◆ **WHAT TO DO**:
From the very first line of the data to the line containing "import plotly.graph_objects as go", retype everything exactly, leaving the pictures behind.

## Start

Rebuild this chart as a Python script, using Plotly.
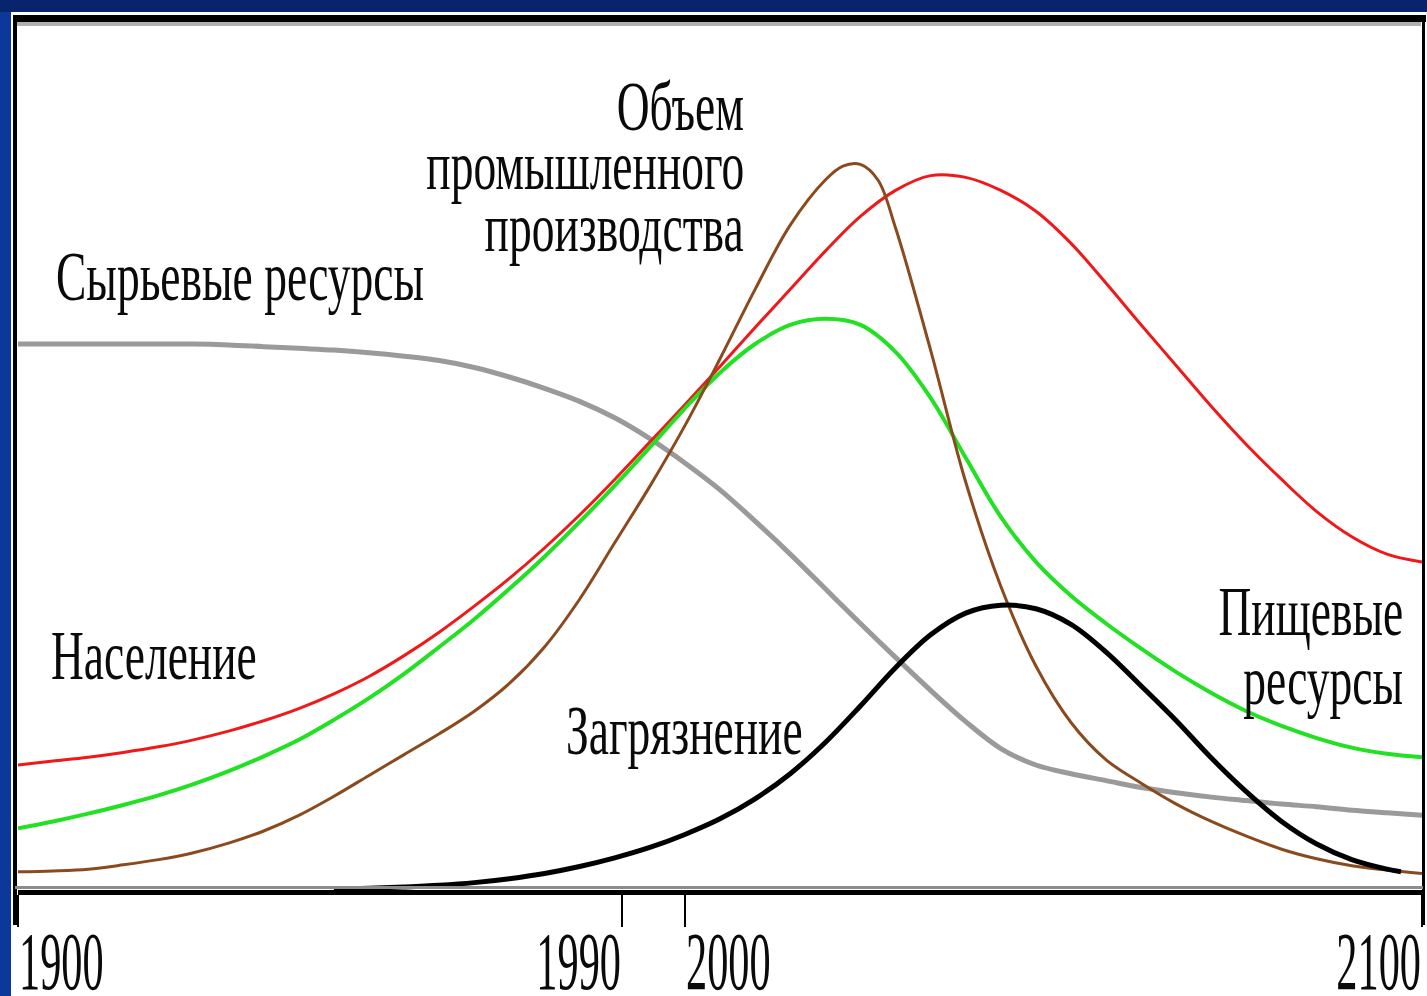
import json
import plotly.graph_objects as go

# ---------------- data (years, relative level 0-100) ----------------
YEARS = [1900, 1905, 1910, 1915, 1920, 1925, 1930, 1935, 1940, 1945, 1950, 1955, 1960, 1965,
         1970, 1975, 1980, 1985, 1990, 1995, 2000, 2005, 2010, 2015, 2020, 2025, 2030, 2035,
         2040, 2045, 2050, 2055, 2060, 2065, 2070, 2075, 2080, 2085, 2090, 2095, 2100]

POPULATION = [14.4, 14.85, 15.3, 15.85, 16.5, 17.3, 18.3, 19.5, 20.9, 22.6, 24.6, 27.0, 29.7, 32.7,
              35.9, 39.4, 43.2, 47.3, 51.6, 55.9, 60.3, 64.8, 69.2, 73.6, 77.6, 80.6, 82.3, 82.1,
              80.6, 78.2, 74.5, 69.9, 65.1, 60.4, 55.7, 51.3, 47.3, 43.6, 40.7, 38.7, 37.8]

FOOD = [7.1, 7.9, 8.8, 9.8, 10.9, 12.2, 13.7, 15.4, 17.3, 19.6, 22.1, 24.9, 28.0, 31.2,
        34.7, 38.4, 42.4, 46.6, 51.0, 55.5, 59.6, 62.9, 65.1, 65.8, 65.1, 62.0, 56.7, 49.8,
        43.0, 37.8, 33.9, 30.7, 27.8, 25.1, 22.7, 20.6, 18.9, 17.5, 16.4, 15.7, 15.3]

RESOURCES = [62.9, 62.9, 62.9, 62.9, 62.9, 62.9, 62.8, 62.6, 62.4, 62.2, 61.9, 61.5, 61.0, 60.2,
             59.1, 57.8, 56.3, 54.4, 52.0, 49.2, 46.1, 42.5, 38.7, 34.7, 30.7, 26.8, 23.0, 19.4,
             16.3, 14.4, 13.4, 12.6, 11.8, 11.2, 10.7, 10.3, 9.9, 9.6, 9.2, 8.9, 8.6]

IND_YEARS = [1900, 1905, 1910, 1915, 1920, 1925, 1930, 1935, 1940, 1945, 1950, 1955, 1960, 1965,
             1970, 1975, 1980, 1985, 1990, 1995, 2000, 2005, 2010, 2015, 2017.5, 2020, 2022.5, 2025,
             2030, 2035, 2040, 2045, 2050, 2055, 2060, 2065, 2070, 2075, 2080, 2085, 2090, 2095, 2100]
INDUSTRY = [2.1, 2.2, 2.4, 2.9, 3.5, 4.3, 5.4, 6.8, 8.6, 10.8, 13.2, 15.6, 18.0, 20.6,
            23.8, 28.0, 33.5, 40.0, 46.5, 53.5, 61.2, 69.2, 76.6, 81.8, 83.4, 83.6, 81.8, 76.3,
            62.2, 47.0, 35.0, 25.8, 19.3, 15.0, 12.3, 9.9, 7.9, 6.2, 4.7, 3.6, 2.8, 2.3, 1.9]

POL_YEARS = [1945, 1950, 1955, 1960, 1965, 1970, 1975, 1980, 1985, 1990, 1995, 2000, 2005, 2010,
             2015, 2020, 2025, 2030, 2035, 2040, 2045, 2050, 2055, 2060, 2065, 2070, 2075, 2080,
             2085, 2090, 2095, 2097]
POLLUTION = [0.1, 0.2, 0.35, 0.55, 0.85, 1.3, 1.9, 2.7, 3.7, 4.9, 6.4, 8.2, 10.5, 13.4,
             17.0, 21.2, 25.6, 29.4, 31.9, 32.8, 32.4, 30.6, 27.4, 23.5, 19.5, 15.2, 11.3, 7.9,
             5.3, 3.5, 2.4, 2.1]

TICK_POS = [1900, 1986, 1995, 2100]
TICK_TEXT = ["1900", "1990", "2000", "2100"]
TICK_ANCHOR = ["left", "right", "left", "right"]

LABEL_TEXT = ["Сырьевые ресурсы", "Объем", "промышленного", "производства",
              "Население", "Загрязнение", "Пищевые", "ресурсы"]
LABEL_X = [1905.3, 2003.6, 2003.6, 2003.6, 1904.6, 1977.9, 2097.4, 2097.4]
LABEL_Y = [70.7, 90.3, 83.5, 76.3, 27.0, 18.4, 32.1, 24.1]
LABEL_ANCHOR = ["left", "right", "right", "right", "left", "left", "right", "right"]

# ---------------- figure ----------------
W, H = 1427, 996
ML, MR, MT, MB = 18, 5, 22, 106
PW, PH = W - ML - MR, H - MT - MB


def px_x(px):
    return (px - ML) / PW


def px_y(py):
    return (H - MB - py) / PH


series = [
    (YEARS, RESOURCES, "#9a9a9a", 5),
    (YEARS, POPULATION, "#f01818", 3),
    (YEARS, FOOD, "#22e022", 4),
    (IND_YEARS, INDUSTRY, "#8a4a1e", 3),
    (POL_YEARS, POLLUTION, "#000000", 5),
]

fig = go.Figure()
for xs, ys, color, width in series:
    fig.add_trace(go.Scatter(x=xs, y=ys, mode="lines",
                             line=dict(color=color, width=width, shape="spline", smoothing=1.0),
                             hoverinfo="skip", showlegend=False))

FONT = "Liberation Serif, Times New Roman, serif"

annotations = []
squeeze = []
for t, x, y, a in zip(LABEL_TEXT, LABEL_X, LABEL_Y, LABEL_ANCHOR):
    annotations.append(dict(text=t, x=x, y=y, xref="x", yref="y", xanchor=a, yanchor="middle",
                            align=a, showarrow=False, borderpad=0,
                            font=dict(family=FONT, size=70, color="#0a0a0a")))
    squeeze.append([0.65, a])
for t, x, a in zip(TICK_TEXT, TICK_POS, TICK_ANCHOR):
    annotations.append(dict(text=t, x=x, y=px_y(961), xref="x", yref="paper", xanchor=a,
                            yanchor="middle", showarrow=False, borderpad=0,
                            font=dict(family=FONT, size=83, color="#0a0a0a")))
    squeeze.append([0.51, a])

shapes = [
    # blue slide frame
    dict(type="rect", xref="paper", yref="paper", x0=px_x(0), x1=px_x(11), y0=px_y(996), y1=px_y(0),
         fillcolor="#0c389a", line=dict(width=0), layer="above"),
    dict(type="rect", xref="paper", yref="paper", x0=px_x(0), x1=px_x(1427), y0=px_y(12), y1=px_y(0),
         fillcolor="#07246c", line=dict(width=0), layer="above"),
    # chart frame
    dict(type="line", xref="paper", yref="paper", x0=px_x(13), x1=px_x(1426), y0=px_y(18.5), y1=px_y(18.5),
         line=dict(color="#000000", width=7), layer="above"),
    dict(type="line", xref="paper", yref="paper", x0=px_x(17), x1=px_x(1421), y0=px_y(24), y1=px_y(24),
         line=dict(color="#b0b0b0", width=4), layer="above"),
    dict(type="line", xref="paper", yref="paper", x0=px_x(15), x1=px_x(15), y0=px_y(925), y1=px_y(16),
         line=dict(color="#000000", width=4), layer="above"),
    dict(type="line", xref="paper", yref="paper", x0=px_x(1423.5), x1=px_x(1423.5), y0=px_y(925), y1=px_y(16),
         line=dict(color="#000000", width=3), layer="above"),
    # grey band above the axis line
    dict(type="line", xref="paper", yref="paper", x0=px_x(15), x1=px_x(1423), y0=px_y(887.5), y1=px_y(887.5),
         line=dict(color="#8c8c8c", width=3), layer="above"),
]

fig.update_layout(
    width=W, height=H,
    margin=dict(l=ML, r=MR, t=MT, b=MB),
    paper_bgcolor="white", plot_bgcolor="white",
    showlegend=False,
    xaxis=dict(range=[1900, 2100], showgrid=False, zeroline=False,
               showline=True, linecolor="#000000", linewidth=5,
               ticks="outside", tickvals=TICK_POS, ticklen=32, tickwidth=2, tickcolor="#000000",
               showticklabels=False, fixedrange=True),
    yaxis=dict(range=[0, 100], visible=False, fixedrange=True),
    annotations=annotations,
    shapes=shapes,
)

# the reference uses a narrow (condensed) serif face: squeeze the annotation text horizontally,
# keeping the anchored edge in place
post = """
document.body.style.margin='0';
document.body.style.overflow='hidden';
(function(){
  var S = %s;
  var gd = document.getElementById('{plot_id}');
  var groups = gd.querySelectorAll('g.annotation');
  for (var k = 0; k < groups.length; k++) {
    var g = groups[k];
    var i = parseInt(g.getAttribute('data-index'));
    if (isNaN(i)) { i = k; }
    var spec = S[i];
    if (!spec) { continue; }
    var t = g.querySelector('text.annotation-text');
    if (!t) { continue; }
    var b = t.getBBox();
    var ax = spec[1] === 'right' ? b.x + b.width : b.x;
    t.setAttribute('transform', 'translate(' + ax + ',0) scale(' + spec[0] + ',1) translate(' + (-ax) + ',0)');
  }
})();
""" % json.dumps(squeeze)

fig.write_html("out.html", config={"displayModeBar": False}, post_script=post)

## End

◆ **RESULT OF THE EXERCISE**:
Rebuild this chart as a Python script, using Plotly.
import json
import plotly.graph_objects as go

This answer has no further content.